Images excluded, repeat each entry below exactly.

EXCERPTED RECORDS:
◆ ◆ ◆ ◆ ◆ ◆ ◆
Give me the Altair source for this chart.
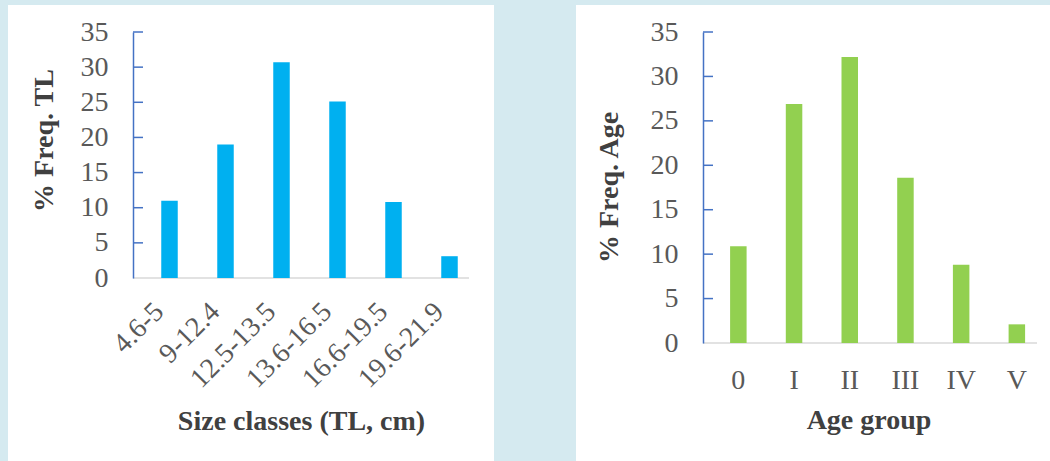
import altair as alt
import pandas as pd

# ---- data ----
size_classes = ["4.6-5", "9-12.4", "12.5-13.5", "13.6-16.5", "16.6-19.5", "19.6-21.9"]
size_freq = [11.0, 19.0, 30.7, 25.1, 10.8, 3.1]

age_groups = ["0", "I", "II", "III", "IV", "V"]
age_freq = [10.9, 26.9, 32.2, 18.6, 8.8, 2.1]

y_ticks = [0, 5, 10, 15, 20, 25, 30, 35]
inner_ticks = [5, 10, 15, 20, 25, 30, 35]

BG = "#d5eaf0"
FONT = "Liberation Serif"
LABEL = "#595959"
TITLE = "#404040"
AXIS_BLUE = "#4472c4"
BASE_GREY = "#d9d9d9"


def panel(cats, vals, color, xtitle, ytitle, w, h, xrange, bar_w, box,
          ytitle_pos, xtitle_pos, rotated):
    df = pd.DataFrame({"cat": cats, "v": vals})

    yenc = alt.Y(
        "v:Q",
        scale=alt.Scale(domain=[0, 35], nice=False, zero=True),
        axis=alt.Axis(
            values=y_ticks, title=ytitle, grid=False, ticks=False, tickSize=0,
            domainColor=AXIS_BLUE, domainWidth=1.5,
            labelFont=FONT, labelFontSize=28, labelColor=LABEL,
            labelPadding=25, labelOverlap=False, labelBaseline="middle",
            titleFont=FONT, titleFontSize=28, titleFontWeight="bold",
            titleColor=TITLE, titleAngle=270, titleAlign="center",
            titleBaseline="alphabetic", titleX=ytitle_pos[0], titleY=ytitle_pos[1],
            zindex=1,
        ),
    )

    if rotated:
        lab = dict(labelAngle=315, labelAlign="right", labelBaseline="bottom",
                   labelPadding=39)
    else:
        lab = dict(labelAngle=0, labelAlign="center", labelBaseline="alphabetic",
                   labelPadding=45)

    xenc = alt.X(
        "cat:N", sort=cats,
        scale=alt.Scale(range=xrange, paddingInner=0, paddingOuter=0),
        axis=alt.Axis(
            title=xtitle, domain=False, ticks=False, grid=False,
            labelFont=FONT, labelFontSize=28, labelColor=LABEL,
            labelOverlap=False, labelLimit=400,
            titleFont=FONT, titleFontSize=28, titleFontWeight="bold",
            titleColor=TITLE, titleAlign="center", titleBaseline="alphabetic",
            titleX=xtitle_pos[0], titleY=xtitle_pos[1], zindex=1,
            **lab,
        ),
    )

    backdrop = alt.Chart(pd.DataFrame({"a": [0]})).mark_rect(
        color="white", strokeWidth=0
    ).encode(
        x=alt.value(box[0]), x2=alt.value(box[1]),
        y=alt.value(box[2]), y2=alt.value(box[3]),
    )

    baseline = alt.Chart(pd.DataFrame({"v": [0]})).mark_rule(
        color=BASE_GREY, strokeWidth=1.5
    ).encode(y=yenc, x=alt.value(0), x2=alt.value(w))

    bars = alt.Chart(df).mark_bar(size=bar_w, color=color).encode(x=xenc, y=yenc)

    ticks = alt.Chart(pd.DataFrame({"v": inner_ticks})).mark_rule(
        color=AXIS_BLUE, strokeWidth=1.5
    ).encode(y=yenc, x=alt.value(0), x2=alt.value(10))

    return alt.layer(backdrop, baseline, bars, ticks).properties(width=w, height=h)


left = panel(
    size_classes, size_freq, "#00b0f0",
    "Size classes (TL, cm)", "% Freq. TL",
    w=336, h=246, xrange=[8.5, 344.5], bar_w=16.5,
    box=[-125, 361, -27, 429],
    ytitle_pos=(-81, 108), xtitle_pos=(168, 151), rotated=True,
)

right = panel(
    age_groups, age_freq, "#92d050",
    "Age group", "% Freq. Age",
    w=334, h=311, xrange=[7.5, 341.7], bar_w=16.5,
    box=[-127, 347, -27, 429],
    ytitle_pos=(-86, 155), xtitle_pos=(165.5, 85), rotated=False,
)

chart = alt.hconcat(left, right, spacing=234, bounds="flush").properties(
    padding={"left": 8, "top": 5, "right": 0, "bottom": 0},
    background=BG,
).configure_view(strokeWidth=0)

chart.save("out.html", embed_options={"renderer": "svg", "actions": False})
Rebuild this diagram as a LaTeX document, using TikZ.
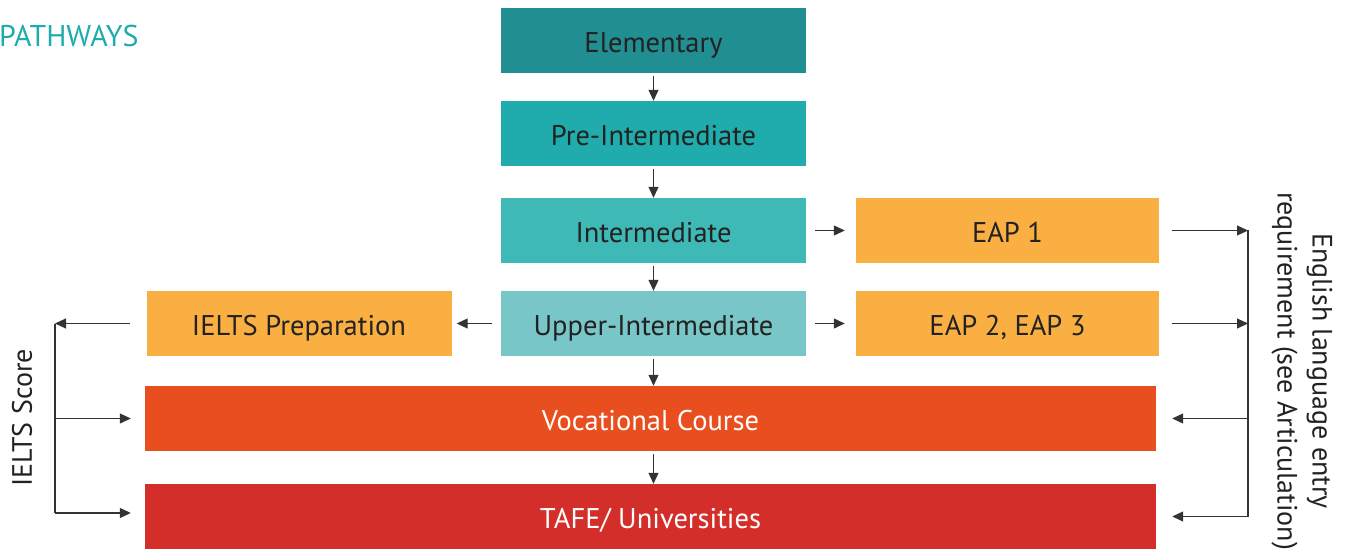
◆ ◆ ◆ ◆ ◆ ◆ ◆
WRITTEN RESPONSE:
Give me the Altair source for this chart.
import altair as alt
import pandas as pd

# ---- data ----
size_classes = ["4.6-5", "9-12.4", "12.5-13.5", "13.6-16.5", "16.6-19.5", "19.6-21.9"]
size_freq = [11.0, 19.0, 30.7, 25.1, 10.8, 3.1]

age_groups = ["0", "I", "II", "III", "IV", "V"]
age_freq = [10.9, 26.9, 32.2, 18.6, 8.8, 2.1]

y_ticks = [0, 5, 10, 15, 20, 25, 30, 35]
inner_ticks = [5, 10, 15, 20, 25, 30, 35]

BG = "#d5eaf0"
FONT = "Liberation Serif"
LABEL = "#595959"
TITLE = "#404040"
AXIS_BLUE = "#4472c4"
BASE_GREY = "#d9d9d9"


def panel(cats, vals, color, xtitle, ytitle, w, h, xrange, bar_w, box,
          ytitle_pos, xtitle_pos, rotated):
    df = pd.DataFrame({"cat": cats, "v": vals})

    yenc = alt.Y(
        "v:Q",
        scale=alt.Scale(domain=[0, 35], nice=False, zero=True),
        axis=alt.Axis(
            values=y_ticks, title=ytitle, grid=False, ticks=False, tickSize=0,
            domainColor=AXIS_BLUE, domainWidth=1.5,
            labelFont=FONT, labelFontSize=28, labelColor=LABEL,
            labelPadding=25, labelOverlap=False, labelBaseline="middle",
            titleFont=FONT, titleFontSize=28, titleFontWeight="bold",
            titleColor=TITLE, titleAngle=270, titleAlign="center",
            titleBaseline="alphabetic", titleX=ytitle_pos[0], titleY=ytitle_pos[1],
            zindex=1,
        ),
    )

    if rotated:
        lab = dict(labelAngle=315, labelAlign="right", labelBaseline="bottom",
                   labelPadding=39)
    else:
        lab = dict(labelAngle=0, labelAlign="center", labelBaseline="alphabetic",
                   labelPadding=45)

    xenc = alt.X(
        "cat:N", sort=cats,
        scale=alt.Scale(range=xrange, paddingInner=0, paddingOuter=0),
        axis=alt.Axis(
            title=xtitle, domain=False, ticks=False, grid=False,
            labelFont=FONT, labelFontSize=28, labelColor=LABEL,
            labelOverlap=False, labelLimit=400,
            titleFont=FONT, titleFontSize=28, titleFontWeight="bold",
            titleColor=TITLE, titleAlign="center", titleBaseline="alphabetic",
            titleX=xtitle_pos[0], titleY=xtitle_pos[1], zindex=1,
            **lab,
        ),
    )

    backdrop = alt.Chart(pd.DataFrame({"a": [0]})).mark_rect(
        color="white", strokeWidth=0
    ).encode(
        x=alt.value(box[0]), x2=alt.value(box[1]),
        y=alt.value(box[2]), y2=alt.value(box[3]),
    )

    baseline = alt.Chart(pd.DataFrame({"v": [0]})).mark_rule(
        color=BASE_GREY, strokeWidth=1.5
    ).encode(y=yenc, x=alt.value(0), x2=alt.value(w))

    bars = alt.Chart(df).mark_bar(size=bar_w, color=color).encode(x=xenc, y=yenc)

    ticks = alt.Chart(pd.DataFrame({"v": inner_ticks})).mark_rule(
        color=AXIS_BLUE, strokeWidth=1.5
    ).encode(y=yenc, x=alt.value(0), x2=alt.value(10))

    return alt.layer(backdrop, baseline, bars, ticks).properties(width=w, height=h)


left = panel(
    size_classes, size_freq, "#00b0f0",
    "Size classes (TL, cm)", "% Freq. TL",
    w=336, h=246, xrange=[8.5, 344.5], bar_w=16.5,
    box=[-125, 361, -27, 429],
    ytitle_pos=(-81, 108), xtitle_pos=(168, 151), rotated=True,
)

right = panel(
    age_groups, age_freq, "#92d050",
    "Age group", "% Freq. Age",
    w=334, h=311, xrange=[7.5, 341.7], bar_w=16.5,
    box=[-127, 347, -27, 429],
    ytitle_pos=(-86, 155), xtitle_pos=(165.5, 85), rotated=False,
)

chart = alt.hconcat(left, right, spacing=234, bounds="flush").properties(
    padding={"left": 8, "top": 5, "right": 0, "bottom": 0},
    background=BG,
).configure_view(strokeWidth=0)

chart.save("out.html", embed_options={"renderer": "svg", "actions": False})
Rebuild this diagram as a LaTeX document, using TikZ.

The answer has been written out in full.